YOUR OBJECTIVE: Reproduce every line of the listing as written, apart from the pictures.

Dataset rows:
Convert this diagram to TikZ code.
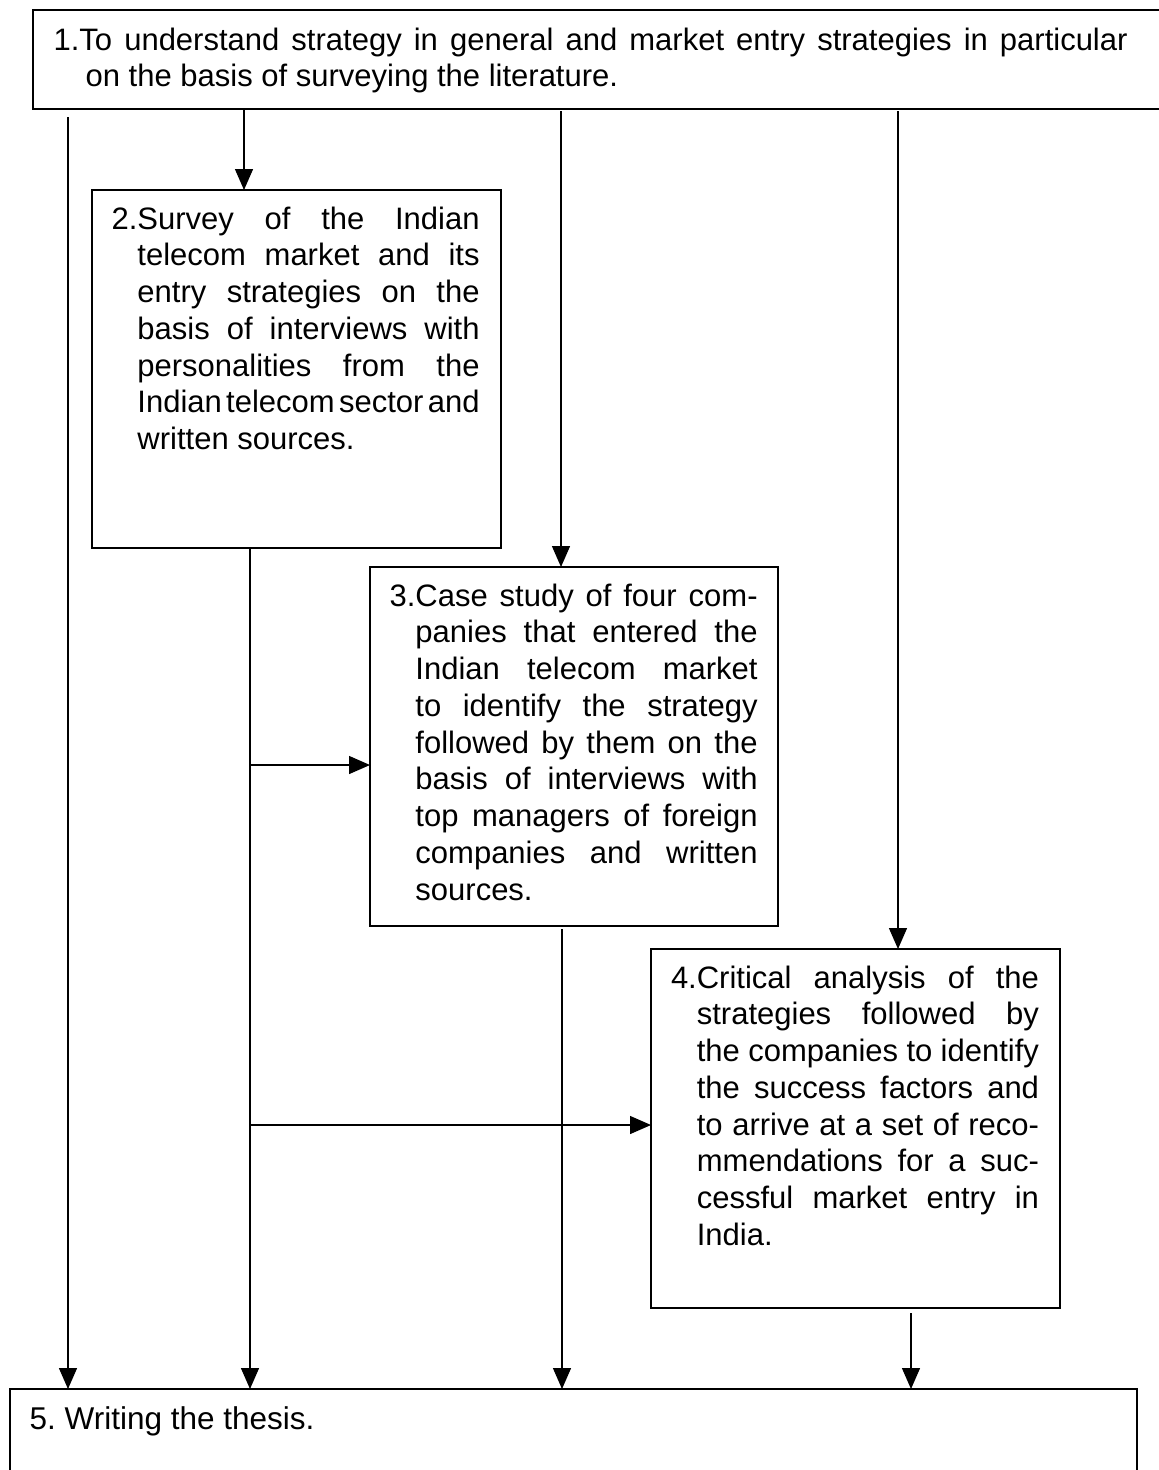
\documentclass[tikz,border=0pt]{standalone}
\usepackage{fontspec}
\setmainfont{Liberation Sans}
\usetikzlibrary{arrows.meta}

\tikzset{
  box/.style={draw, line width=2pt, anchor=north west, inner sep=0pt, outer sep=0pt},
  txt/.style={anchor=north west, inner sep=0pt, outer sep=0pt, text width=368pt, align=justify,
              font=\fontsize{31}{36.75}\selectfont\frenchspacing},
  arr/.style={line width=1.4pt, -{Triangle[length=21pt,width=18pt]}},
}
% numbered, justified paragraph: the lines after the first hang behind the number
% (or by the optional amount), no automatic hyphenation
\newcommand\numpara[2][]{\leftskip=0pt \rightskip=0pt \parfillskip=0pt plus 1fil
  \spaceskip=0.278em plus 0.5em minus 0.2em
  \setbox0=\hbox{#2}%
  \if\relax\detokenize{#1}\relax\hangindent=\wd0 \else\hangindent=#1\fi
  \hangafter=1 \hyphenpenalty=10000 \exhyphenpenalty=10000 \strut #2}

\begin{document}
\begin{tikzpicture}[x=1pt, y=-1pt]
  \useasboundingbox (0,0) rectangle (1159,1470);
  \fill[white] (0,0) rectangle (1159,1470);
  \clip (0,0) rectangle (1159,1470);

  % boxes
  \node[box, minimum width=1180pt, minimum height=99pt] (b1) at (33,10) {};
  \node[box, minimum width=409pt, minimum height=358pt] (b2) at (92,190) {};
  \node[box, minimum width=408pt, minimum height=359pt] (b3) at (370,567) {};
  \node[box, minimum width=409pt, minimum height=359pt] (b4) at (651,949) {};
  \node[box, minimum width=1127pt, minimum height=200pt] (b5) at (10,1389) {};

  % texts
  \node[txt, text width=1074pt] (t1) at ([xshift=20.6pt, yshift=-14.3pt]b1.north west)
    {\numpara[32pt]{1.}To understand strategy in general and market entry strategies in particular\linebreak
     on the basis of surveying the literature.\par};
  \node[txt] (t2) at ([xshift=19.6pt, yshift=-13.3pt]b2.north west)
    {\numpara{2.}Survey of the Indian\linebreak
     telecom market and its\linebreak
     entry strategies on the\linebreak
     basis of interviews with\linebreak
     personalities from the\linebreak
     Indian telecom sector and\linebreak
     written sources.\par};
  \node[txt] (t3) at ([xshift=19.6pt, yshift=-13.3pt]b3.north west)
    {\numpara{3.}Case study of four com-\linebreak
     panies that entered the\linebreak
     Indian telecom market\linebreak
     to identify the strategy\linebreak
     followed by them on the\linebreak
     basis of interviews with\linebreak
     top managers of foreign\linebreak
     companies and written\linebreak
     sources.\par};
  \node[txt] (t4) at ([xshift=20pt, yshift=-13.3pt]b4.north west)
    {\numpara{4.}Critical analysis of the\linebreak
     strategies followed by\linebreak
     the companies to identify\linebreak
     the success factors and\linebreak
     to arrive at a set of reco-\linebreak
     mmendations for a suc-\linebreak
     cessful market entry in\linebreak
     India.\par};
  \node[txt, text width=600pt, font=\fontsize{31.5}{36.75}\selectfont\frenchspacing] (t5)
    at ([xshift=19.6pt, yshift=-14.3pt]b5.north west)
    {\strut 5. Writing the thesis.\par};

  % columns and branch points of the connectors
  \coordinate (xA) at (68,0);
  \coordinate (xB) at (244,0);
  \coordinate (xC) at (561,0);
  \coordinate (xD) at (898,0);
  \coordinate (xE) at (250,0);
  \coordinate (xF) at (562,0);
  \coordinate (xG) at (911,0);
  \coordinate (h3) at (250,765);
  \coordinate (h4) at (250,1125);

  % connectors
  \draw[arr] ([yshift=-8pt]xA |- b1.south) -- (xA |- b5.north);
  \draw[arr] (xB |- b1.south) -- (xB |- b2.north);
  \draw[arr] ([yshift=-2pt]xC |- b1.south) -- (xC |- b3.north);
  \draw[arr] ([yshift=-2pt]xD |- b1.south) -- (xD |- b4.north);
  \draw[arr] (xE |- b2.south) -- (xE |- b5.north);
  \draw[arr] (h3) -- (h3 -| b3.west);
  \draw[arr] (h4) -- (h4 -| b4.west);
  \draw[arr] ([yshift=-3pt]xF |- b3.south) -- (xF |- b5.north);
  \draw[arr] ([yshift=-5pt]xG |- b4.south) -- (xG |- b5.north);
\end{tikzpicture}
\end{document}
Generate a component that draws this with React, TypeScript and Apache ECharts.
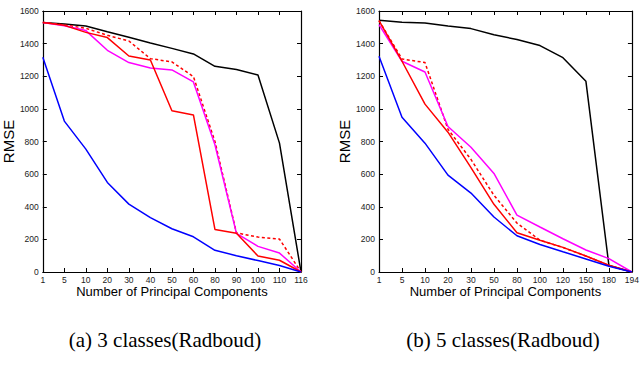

TASK RESPONSE:
Convert this diagram to TikZ code.
\documentclass[tikz,border=0pt]{standalone}
\usepackage{fontspec}
\setmainfont{Liberation Sans}
\usetikzlibrary{arrows.meta}

\tikzset{
  box/.style={draw, line width=2pt, anchor=north west, inner sep=0pt, outer sep=0pt},
  txt/.style={anchor=north west, inner sep=0pt, outer sep=0pt, text width=368pt, align=justify,
              font=\fontsize{31}{36.75}\selectfont\frenchspacing},
  arr/.style={line width=1.4pt, -{Triangle[length=21pt,width=18pt]}},
}
% numbered, justified paragraph: the lines after the first hang behind the number
% (or by the optional amount), no automatic hyphenation
\newcommand\numpara[2][]{\leftskip=0pt \rightskip=0pt \parfillskip=0pt plus 1fil
  \spaceskip=0.278em plus 0.5em minus 0.2em
  \setbox0=\hbox{#2}%
  \if\relax\detokenize{#1}\relax\hangindent=\wd0 \else\hangindent=#1\fi
  \hangafter=1 \hyphenpenalty=10000 \exhyphenpenalty=10000 \strut #2}

\begin{document}
\begin{tikzpicture}[x=1pt, y=-1pt]
  \useasboundingbox (0,0) rectangle (1159,1470);
  \fill[white] (0,0) rectangle (1159,1470);
  \clip (0,0) rectangle (1159,1470);

  % boxes
  \node[box, minimum width=1180pt, minimum height=99pt] (b1) at (33,10) {};
  \node[box, minimum width=409pt, minimum height=358pt] (b2) at (92,190) {};
  \node[box, minimum width=408pt, minimum height=359pt] (b3) at (370,567) {};
  \node[box, minimum width=409pt, minimum height=359pt] (b4) at (651,949) {};
  \node[box, minimum width=1127pt, minimum height=200pt] (b5) at (10,1389) {};

  % texts
  \node[txt, text width=1074pt] (t1) at ([xshift=20.6pt, yshift=-14.3pt]b1.north west)
    {\numpara[32pt]{1.}To understand strategy in general and market entry strategies in particular\linebreak
     on the basis of surveying the literature.\par};
  \node[txt] (t2) at ([xshift=19.6pt, yshift=-13.3pt]b2.north west)
    {\numpara{2.}Survey of the Indian\linebreak
     telecom market and its\linebreak
     entry strategies on the\linebreak
     basis of interviews with\linebreak
     personalities from the\linebreak
     Indian telecom sector and\linebreak
     written sources.\par};
  \node[txt] (t3) at ([xshift=19.6pt, yshift=-13.3pt]b3.north west)
    {\numpara{3.}Case study of four com-\linebreak
     panies that entered the\linebreak
     Indian telecom market\linebreak
     to identify the strategy\linebreak
     followed by them on the\linebreak
     basis of interviews with\linebreak
     top managers of foreign\linebreak
     companies and written\linebreak
     sources.\par};
  \node[txt] (t4) at ([xshift=20pt, yshift=-13.3pt]b4.north west)
    {\numpara{4.}Critical analysis of the\linebreak
     strategies followed by\linebreak
     the companies to identify\linebreak
     the success factors and\linebreak
     to arrive at a set of reco-\linebreak
     mmendations for a suc-\linebreak
     cessful market entry in\linebreak
     India.\par};
  \node[txt, text width=600pt, font=\fontsize{31.5}{36.75}\selectfont\frenchspacing] (t5)
    at ([xshift=19.6pt, yshift=-14.3pt]b5.north west)
    {\strut 5. Writing the thesis.\par};

  % columns and branch points of the connectors
  \coordinate (xA) at (68,0);
  \coordinate (xB) at (244,0);
  \coordinate (xC) at (561,0);
  \coordinate (xD) at (898,0);
  \coordinate (xE) at (250,0);
  \coordinate (xF) at (562,0);
  \coordinate (xG) at (911,0);
  \coordinate (h3) at (250,765);
  \coordinate (h4) at (250,1125);

  % connectors
  \draw[arr] ([yshift=-8pt]xA |- b1.south) -- (xA |- b5.north);
  \draw[arr] (xB |- b1.south) -- (xB |- b2.north);
  \draw[arr] ([yshift=-2pt]xC |- b1.south) -- (xC |- b3.north);
  \draw[arr] ([yshift=-2pt]xD |- b1.south) -- (xD |- b4.north);
  \draw[arr] (xE |- b2.south) -- (xE |- b5.north);
  \draw[arr] (h3) -- (h3 -| b3.west);
  \draw[arr] (h4) -- (h4 -| b4.west);
  \draw[arr] ([yshift=-3pt]xF |- b3.south) -- (xF |- b5.north);
  \draw[arr] ([yshift=-5pt]xG |- b4.south) -- (xG |- b5.north);
\end{tikzpicture}
\end{document}
Generate a component that draws this with React, TypeScript and Apache ECharts.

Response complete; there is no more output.